Design Patterns for Hybrid Quantum-Classical AI Workflows
hybrid-aiworkflowarchitecture

Design Patterns for Hybrid Quantum-Classical AI Workflows

DDaniel Mercer
2026-05-26
17 min read

A practical guide to hybrid quantum AI design patterns for orchestration, data pipelines, model partitioning, and production handoffs.

Hybrid quantum-classical AI is moving from slideware to engineering practice, but the teams that succeed are not the ones chasing the latest headline. They are the ones designing a quantum development workflow that is observable, testable, and production-ready from the start. In other words, the architecture matters more than the demo. If you are building against a real quantum computing platform, your orchestration, data pipelines, and handoff logic need to behave like any other mission-critical system.

This guide catalogues the core integration patterns that make hybrid quantum AI systems practical for developers and platform teams. We will focus on how classical AI services, feature pipelines, and quantum circuits collaborate without creating vendor lock-in or fragile one-off notebooks. For conceptual grounding, it helps to pair this article with our overview of Google’s five-stage quantum application framework and our hands-on guide to porting classical algorithms to qubit systems.

1) What a Hybrid Quantum-Classical AI Workflow Actually Is

Why the term matters in production engineering

A hybrid workflow is not simply “send some math to a quantum computer.” It is a decomposed system where classical components perform orchestration, preprocessing, postprocessing, and policy control, while quantum components handle a specific subproblem such as sampling, combinatorial search, kernel evaluation, or variational optimisation. The value proposition is to assign the right job to the right compute tier.
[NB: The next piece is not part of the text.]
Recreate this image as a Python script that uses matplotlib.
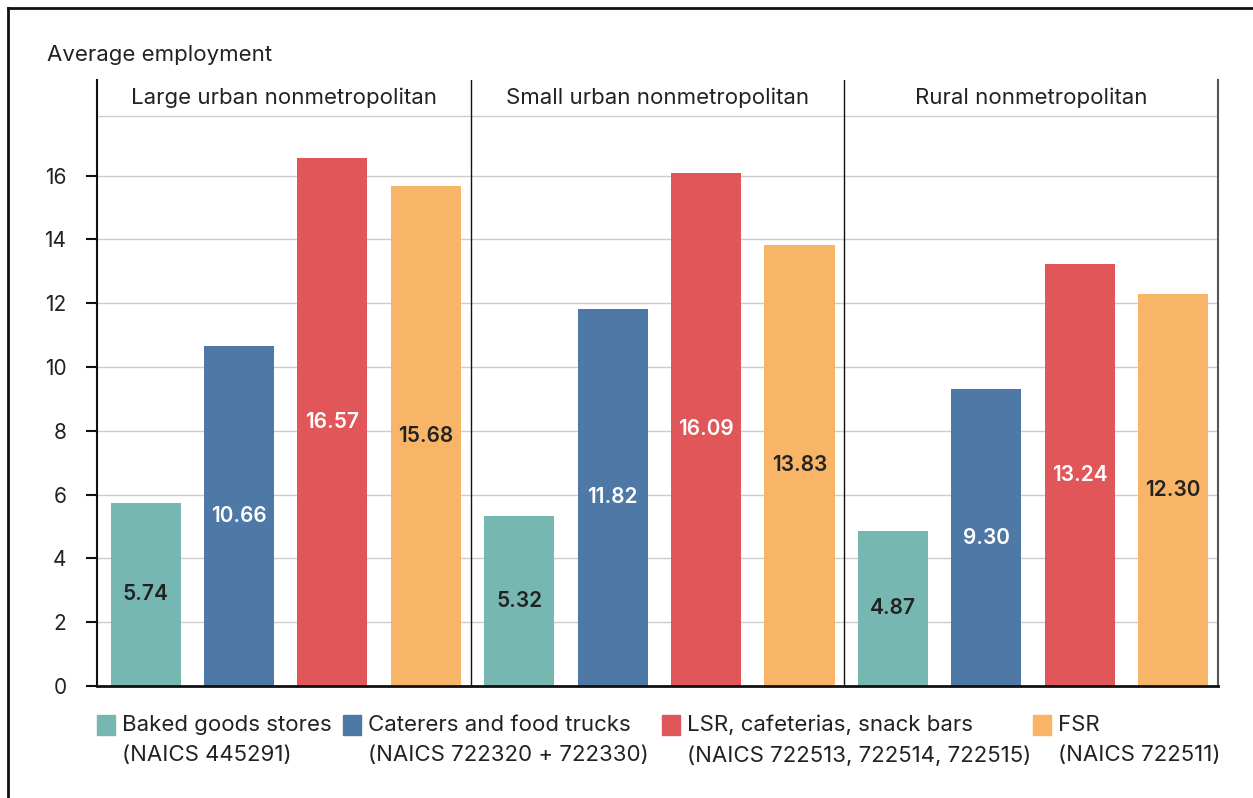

This is similar in spirit to how teams separate online request handling from offline analytics, or how they use edge caching in real-time response systems to reduce latency while preserving correctness.

The unit of work is the workflow, not the circuit

Many teams begin by optimising a quantum circuit in isolation, then struggle when that circuit is embedded in a real system. The right unit of design is the end-to-end workflow: data ingress, feature engineering, model selection, quantum execution, result interpretation, and serving. That is why engineering teams should think in terms of interfaces, retries, and fallbacks, just as they would in a cloud-native app. If you want a useful operational frame, our article on hosting AI agents with serverless patterns shows how to reason about orchestration boundaries even when the “AI step” is not quantum.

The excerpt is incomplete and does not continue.